I have a place up near malone above the adirondacks. the water table is high all over up there . in fact I have a spring in front of my house runs all year long. there is a lot of reasonable property up there. lots of amish people to thats where I get a lot of vegatables and baked good. good luck on your search


----------



## Deb862 (Jun 22, 2005)

We've been looking for a property for the last year and a half in upstate NY. Something to be aware of is the recent natural "gas rush" due to the Marcellus shale and that runs from Syracuse all the way south to Binghamton and basically covers all of central NY and into the Finger Lakes. This was devastating to us as really no one is selling anything of value because of this and when they are there is invariably a gas lease existing on the property. We've been researching other areas of NY and really the only place left that has reasonably priced property is St. Lawrence County (unless you like 200+ inches of snow and then you could check out just east and north of Syracuse ). We absolutely love NYS and the loss of being able to look in Central NY is still very devastating to us, as we had so much invested in the search there. The areas just outside the Capital District (where we live) are very nice but anything on more than 2 acres that is decent is expensive (read $225K+). If it's less there is something wrong with the land/lot. I have seen camp-like properties in Schoharie county with 8-10 acres and decent camp home for $180k+ or so. I have also seen that currently (and in the past 6 months really) there really aren't any parcels of land even down to 5 acres that we would consider decent enough to buy available. 

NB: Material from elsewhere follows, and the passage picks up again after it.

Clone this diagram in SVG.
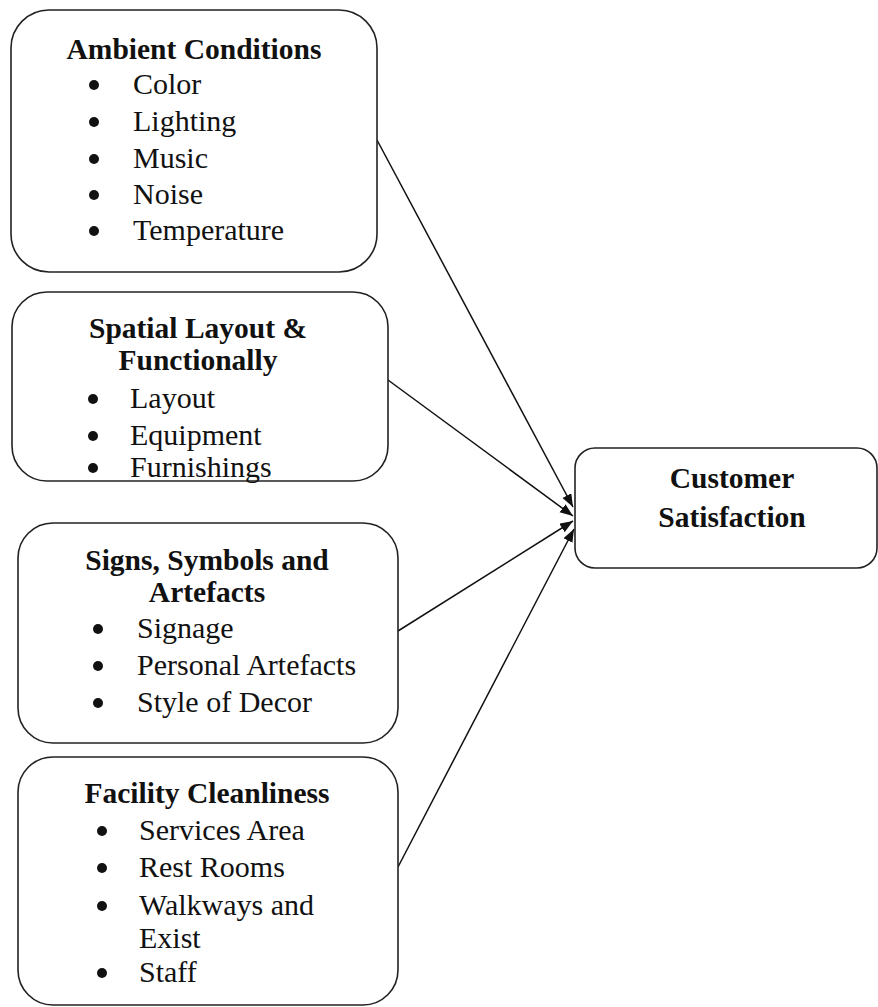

Also, another thing we've seen this year is that the inventory of properties for sale with 2 or more acres is drastically reduced. People here are just not selling many decent rural properties (unless you can spend $350k or so). These are just some things we have found out during our 2-year long search in upstate NY. 

I monitor probably about 8 NYS Multiple Listing SErvices 2-3 times a day so am very knowledgable on the properties, what's been on the market forever, what's been listed and re-listed, etc. for at least the last 2 years. If you'd like more info or have any questions feel free to PM me and we'll answer any we can  Here are links to some of the MLSs I monitor daily:

www.wstarmls.com (southwestern NY)
www.slcmls.com (St. Lawrence county MLS)
www.homesteadnet.com (Rochester and surrounding area MLS)
www.timesunion.com/realestate (Capital district and surrounding counties)
www.prudentialmanor.com (Capital District and surrounding areas)
www.cnyrealtor.com (Syracuse area)

http://www.ired.com/boards/ny.htm (link to NYS board of realtors site with links to lots of the NYS area MLSs)

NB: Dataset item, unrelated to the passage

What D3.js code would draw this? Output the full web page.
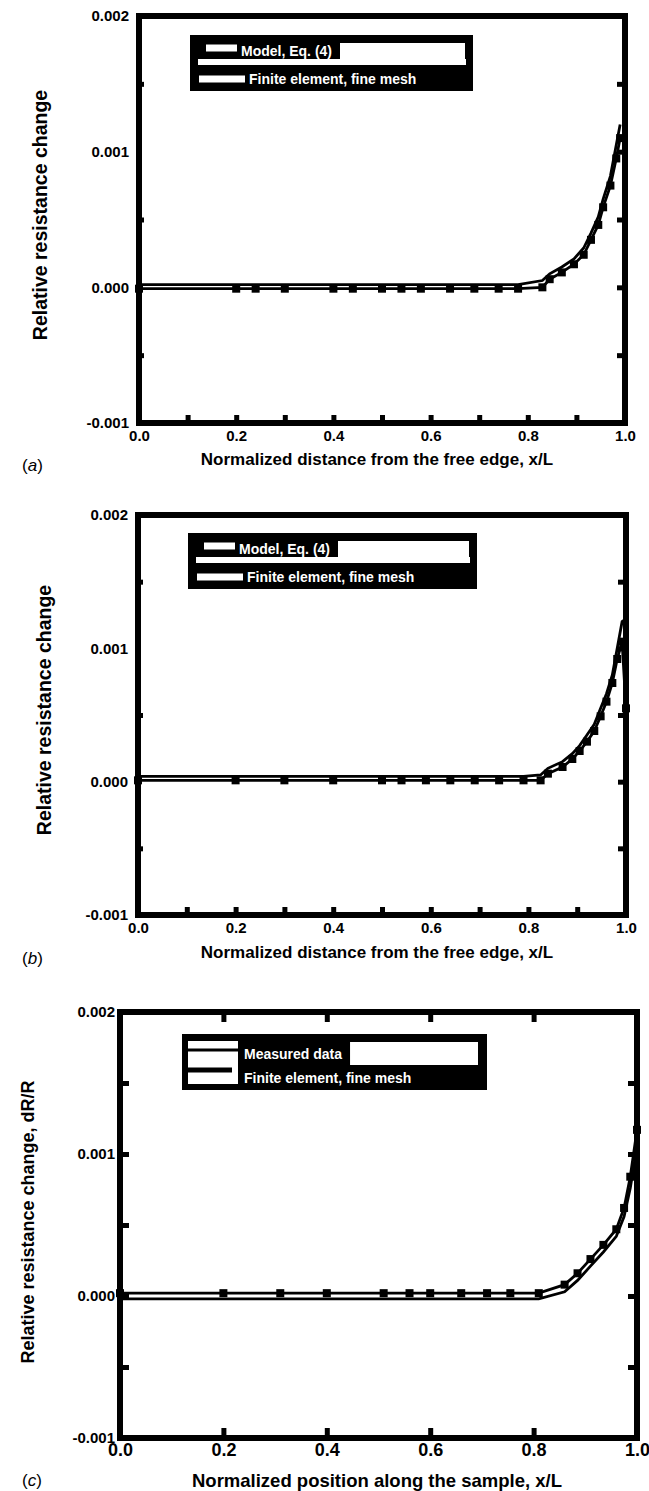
<!DOCTYPE html>
<html>
<head>
<meta charset="utf-8">
<script src="https://cdn.jsdelivr.net/npm/d3@7/dist/d3.min.js"></script>
<style>
  body { margin: 0; background: #fff; }
  svg text { font-family: "Liberation Sans", Arial, sans-serif; }
</style>
</head>
<body>
<svg id="fig" width="649" height="1491"></svg>
<script>
// axis ticks and labels (same for all three panels)
const yTicks = [-1, 0, 1, 2]
const yTickLabels = ['-0.001', '0.000', '0.001', '0.002']
const yMinor = [-0.5, 0.5, 1.5]
const yRight = [-0.5, 0, 0.5, 1, 1.5]
const xTicks = [0, 0.2, 0.4, 0.6, 0.8, 1.0]
const xTickLabels = ['0.0', '0.2', '0.4', '0.6', '0.8', '1.0']
const xMinor = [0.1, 0.2, 0.3, 0.4, 0.5, 0.6, 0.7, 0.8, 0.9]
const xMajorInner = [0.2, 0.4, 0.6, 0.8]

const legendAB = ['Model, Eq. (4)', 'Finite element, fine mesh']
const legendC = ['Measured data', 'Finite element, fine mesh']

// panel (a)
const xA = [0, 0.2, 0.24, 0.3, 0.4, 0.44, 0.5, 0.54, 0.58, 0.64, 0.69, 0.74, 0.78,
  0.83, 0.845, 0.87, 0.895, 0.915, 0.93, 0.945, 0.955, 0.97, 0.982, 0.99]
const a1 = [0.02, 0.02, 0.02, 0.02, 0.02, 0.02, 0.02, 0.02, 0.02, 0.02, 0.02, 0.02, 0.02,
  0.05, 0.10, 0.15, 0.21, 0.29, 0.40, 0.52, 0.65, 0.82, 1.05, 1.20]
const a2 = [-0.01, -0.01, -0.01, -0.01, -0.01, -0.01, -0.01, -0.01, -0.01, -0.01, -0.01, -0.01, -0.01,
  0.00, 0.06, 0.11, 0.17, 0.24, 0.35, 0.46, 0.59, 0.75, 0.95, 1.10]

// panel (b)
const xB = [0, 0.2, 0.3, 0.4, 0.5, 0.54, 0.59, 0.64, 0.69, 0.74, 0.79,
  0.825, 0.84, 0.87, 0.89, 0.905, 0.92, 0.935, 0.948, 0.96, 0.972, 0.982, 0.992, 1.0]
const b1 = [0.04, 0.04, 0.04, 0.04, 0.04, 0.04, 0.04, 0.04, 0.04, 0.04, 0.04,
  0.05, 0.10, 0.15, 0.21, 0.27, 0.35, 0.43, 0.55, 0.66, 0.80, 1.00, 1.20, 1.22]
const b2 = [0.01, 0.01, 0.01, 0.01, 0.01, 0.01, 0.01, 0.01, 0.01, 0.01, 0.01,
  0.01, 0.06, 0.11, 0.17, 0.23, 0.30, 0.38, 0.49, 0.60, 0.74, 0.92, 1.05, 0.55]

// panel (c)
const xC = [0, 0.2, 0.31, 0.4, 0.51, 0.56, 0.6, 0.66, 0.71, 0.755, 0.81,
  0.86, 0.885, 0.91, 0.935, 0.96, 0.975, 0.987, 1.0]
const c1 = [0.02, 0.02, 0.02, 0.02, 0.02, 0.02, 0.02, 0.02, 0.02, 0.02, 0.02,
  0.08, 0.16, 0.26, 0.36, 0.47, 0.62, 0.84, 1.17]
const c2 = [-0.02, -0.02, -0.02, -0.02, -0.02, -0.02, -0.02, -0.02, -0.02, -0.02, -0.02,
  0.03, 0.11, 0.21, 0.31, 0.42, 0.56, 0.76, 1.05]

const panels = [
  { tag: 'a', xs: xA, s1: a1, s2: a2, marks: 2, style: 'ab', legendText: legendAB,
    left: 139, right: 625, top: 16, bottom: 423,
    legend: { x: 190, y: 35, w: 283, h: 56 },
    yTitle: { x: 47, y: 215 }, xTitleY: 465, tagY: 471 },
  { tag: 'b', xs: xB, s1: b1, s2: b2, marks: 2, style: 'ab', legendText: legendAB,
    left: 138, right: 626, top: 515, bottom: 915,
    legend: { x: 188, y: 533, w: 289, h: 56 },
    yTitle: { x: 51, y: 710 }, xTitleY: 958, tagY: 964 },
  { tag: 'c', xs: xC, s1: c1, s2: c2, marks: 1, style: 'c', legendText: legendC,
    left: 120, right: 637, top: 1012, bottom: 1438,
    legend: { x: 182, y: 1034, w: 305, h: 56 },
    yTitle: { x: 34, y: 1222 }, xTitleY: 1487, tagY: 1486 },
]

const svg = d3.select('#fig')

const noDomain = a => a.select('.domain').remove()

function tickAxis(g, axis, values, size, transform) {
  g.append('g')
    .attr('transform', transform)
    .call(axis.tickValues(values).tickSize(-size).tickFormat(''))
    .call(noDomain)
    .selectAll('line')
    .attr('stroke', '#000')
    .attr('stroke-width', 5)
}

function drawPanel(p) {
  const x = d3.scaleLinear().domain([0, 1]).range([p.left, p.right])
  const y = d3.scaleLinear().domain([-1, 2]).range([p.bottom, p.top])
  const g = svg.append('g')

  // inward ticks
  if (p.style === 'ab') {
    tickAxis(g, d3.axisBottom(x), xMinor, 8, `translate(0,${p.bottom})`)
    tickAxis(g, d3.axisRight(y), yRight, 8, `translate(${p.right},0)`)
    tickAxis(g, d3.axisLeft(y), yMinor, 5, `translate(${p.left},0)`)
  } else {
    tickAxis(g, d3.axisBottom(x), xMajorInner, 10, `translate(0,${p.bottom})`)
    tickAxis(g, d3.axisTop(x), xMajorInner, 10, `translate(0,${p.top})`)
    tickAxis(g, d3.axisRight(y), yRight, 9, `translate(${p.right},0)`)
    tickAxis(g, d3.axisLeft(y), yRight, 9, `translate(${p.left},0)`)
  }

  // series
  const line = d3.line().x((d, i) => x(p.xs[i])).y(d => y(d))
  ;[p.s1, p.s2].forEach(s => {
    g.append('path').datum(s).attr('d', line)
      .attr('fill', 'none').attr('stroke', '#000').attr('stroke-width', 2.8)
  })
  const marked = p.marks === 1 ? p.s1 : p.s2
  g.selectAll('rect.mk').data(marked).enter().append('rect')
    .attr('class', 'mk')
    .attr('x', (d, i) => x(p.xs[i]) - 4)
    .attr('y', d => y(d) - 4)
    .attr('width', 8).attr('height', 8)
    .attr('fill', '#000')

  // frame
  g.append('rect')
    .attr('x', p.left).attr('y', p.top)
    .attr('width', p.right - p.left).attr('height', p.bottom - p.top)
    .attr('fill', 'none').attr('stroke', '#000').attr('stroke-width', 6)

  // tick labels
  const yl = g.append('g').attr('transform', `translate(${p.left},0)`)
    .call(d3.axisLeft(y).tickValues(yTicks).tickSize(0)
      .tickPadding(p.style === 'ab' ? 10 : 5)
      .tickFormat((d, i) => yTickLabels[i]))
    .call(noDomain)
  yl.selectAll('text').attr('font-size', 15).attr('font-weight', 'bold')
    .attr('font-family', '"Liberation Sans", Arial, sans-serif').attr('fill', '#000')

  const xl = g.append('g').attr('transform', `translate(0,${p.bottom})`)
    .call(d3.axisBottom(x).tickValues(xTicks).tickSize(0)
      .tickPadding(p.style === 'ab' ? 7 : 5)
      .tickFormat((d, i) => xTickLabels[i]))
    .call(noDomain)
  xl.selectAll('text').attr('font-size', p.style === 'ab' ? 15 : 18).attr('font-weight', 'bold')
    .attr('font-family', '"Liberation Sans", Arial, sans-serif').attr('fill', '#000')

  // axis titles
  g.append('text')
    .attr('transform', `translate(${p.yTitle.x},${p.yTitle.y}) rotate(-90)`)
    .attr('text-anchor', 'middle')
    .attr('font-size', p.style === 'ab' ? 19.5 : 18).attr('font-weight', 'bold')
    .text(p.style === 'ab' ? 'Relative resistance change' : 'Relative resistance change, dR/R')

  g.append('text')
    .attr('x', 377).attr('y', p.xTitleY)
    .attr('text-anchor', 'middle')
    .attr('font-size', p.style === 'ab' ? 17 : 18.5).attr('font-weight', 'bold')
    .text(p.style === 'ab' ? 'Normalized distance from the free edge, x/L'
      : 'Normalized position along the sample, x/L')

  // panel tag
  const t = g.append('text').attr('x', 22).attr('y', p.tagY).attr('font-size', 17)
  t.append('tspan').text('(')
  t.append('tspan').attr('font-style', 'italic').text(p.tag)
  t.append('tspan').text(')')

  drawLegend(p)
}

function drawLegend(p) {
  const L = p.legend
  const g = svg.append('g').attr('font-weight', 'bold').attr('font-size', 14)
  g.append('rect').attr('x', L.x).attr('y', L.y).attr('width', L.w).attr('height', L.h).attr('fill', '#000')

  if (p.style === 'ab') {
    const tx1 = L.x + 51
    const t1 = g.append('text').attr('x', tx1).attr('y', L.y + 21).attr('fill', '#fff').text(p.legendText[0])
    const end1 = tx1 + t1.node().getComputedTextLength() + 8
    g.insert('rect', 'text').attr('x', end1).attr('y', L.y + 8)
      .attr('width', L.x + L.w - 8 - end1).attr('height', 16).attr('fill', '#fff')
    g.insert('rect', 'text').attr('x', L.x + 8).attr('y', L.y + 24)
      .attr('width', L.w - 15).attr('height', 6).attr('fill', '#fff')
    g.append('line').attr('x1', L.x + 16).attr('x2', L.x + 47).attr('y1', L.y + 13).attr('y2', L.y + 13)
      .attr('stroke', '#fff').attr('stroke-width', 7)
    g.append('line').attr('x1', L.x + 9).attr('x2', L.x + 55).attr('y1', L.y + 44).attr('y2', L.y + 44)
      .attr('stroke', '#fff').attr('stroke-width', 7)
    g.append('text').attr('x', L.x + 59).attr('y', L.y + 49).attr('fill', '#fff').text(p.legendText[1])
  } else {
    g.append('rect').attr('x', L.x + 6).attr('y', L.y + 7).attr('width', 50).attr('height', 43).attr('fill', '#fff')
    g.append('line').attr('x1', L.x + 6).attr('x2', L.x + 56).attr('y1', L.y + 16).attr('y2', L.y + 16)
      .attr('stroke', '#000').attr('stroke-width', 3)
    g.append('line').attr('x1', L.x + 6).attr('x2', L.x + 50).attr('y1', L.y + 36).attr('y2', L.y + 36)
      .attr('stroke', '#000').attr('stroke-width', 5)
    const tx1 = L.x + 62
    const t1 = g.append('text').attr('x', tx1).attr('y', L.y + 25).attr('fill', '#fff').text(p.legendText[0])
    const end1 = tx1 + t1.node().getComputedTextLength() + 8
    g.insert('rect', 'text').attr('x', end1).attr('y', L.y + 8)
      .attr('width', L.x + L.w - 9 - end1).attr('height', 23).attr('fill', '#fff')
    g.append('text').attr('x', tx1).attr('y', L.y + 49).attr('fill', '#fff').text(p.legendText[1])
  }
}

panels.forEach(drawPanel)
</script>
</body>
</html>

Because of the "gas rush" I've left out links to central NY MLS but if you'd like them they are:
www.ithacarealtors.com
www.odbrmls.com
www.binghamtonmls.com
www.cortlandmls.com

If you decide to search in CNY despite the above issue, again feel free to contact us via PM if you want any inside "scoop" on specific properties. We've either seen them or investigated most of them.


----------



## Brynne (Nov 12, 2007)

check out Northern Wayne County. That's where I am. The gas thing is only in the very southernmost part. We're near lake Ontario, which tempers the weather a bit. (not Florida, but we are zone 6) I think the land prices are reasonable, If you search a bit you can find a decent house and a couple outbuilding on 10-20 acres for less than 150K (you might not have to start from scratch)
Many of the smaller towns have farmer's markets. Seems to be plenty of water (though it is a tad sulfury).

I've only been here a year, so I'm not an expert, but fee free to PM me if you have questions on the area.

Brynne


----------



## Beaners (Feb 23, 2005)

Honestly, Deb, I just moved away from the area that you are talking about, and have spent most of my life there. There ARE still properties in that area that are worthwhile, we were looking at some of them before we moved a couple months ago. The properties might not have any utilities run to them, and may be very difficult to get to and from in the winter, but they are there with mineral rights intact and without a huge price tag. A lot of them are not listed with an agency, the owner may have posted a sign with their phone number and put an ad in the paper.

I really do recommend looking around the Binghamton and Ithaca areas.

Kayleigh


----------



## Deb862 (Jun 22, 2005)

The only problem in those areas is that even if the property still has the rights intact alot of the surrounding properties (even the State and County lands) have been or are going to be leased so that poses a problem. Broome, Tioga, Cortland, Chenango, Delaware, and Onondaga counties are the current "hot" gas leasing counties with the counties surrounding them the next to be explored. They've just recently done prospecting in Otsego county as well.

We have looked at some properties in Wayne county and liked them. From what we've seen, there is a high water table, good soils, and some properties are decently priced, though the lake effect snow factor bothered us a tad. After exploring the towns and such we decided that it wasn't a good "fit" for us though. Definitely an area to check out though.


----------



## WindSongAcres (Aug 8, 2007)

My DD and DSIL live in Richford, NY - not too far from Ithaca. It's beautiful, rural country up there. A friend of theirs just put in an offer on 50 acres with a house for $85,000 - I guess the house needs work, but is liveable. That was the asking price. Good luck with your search! Too cold and snowy back there for us - we left NE corner of Pennsylvania 7 years ago for the more mild temps in SC Missouri and don't regret it at all.


----------



## TedH71 (Jan 19, 2003)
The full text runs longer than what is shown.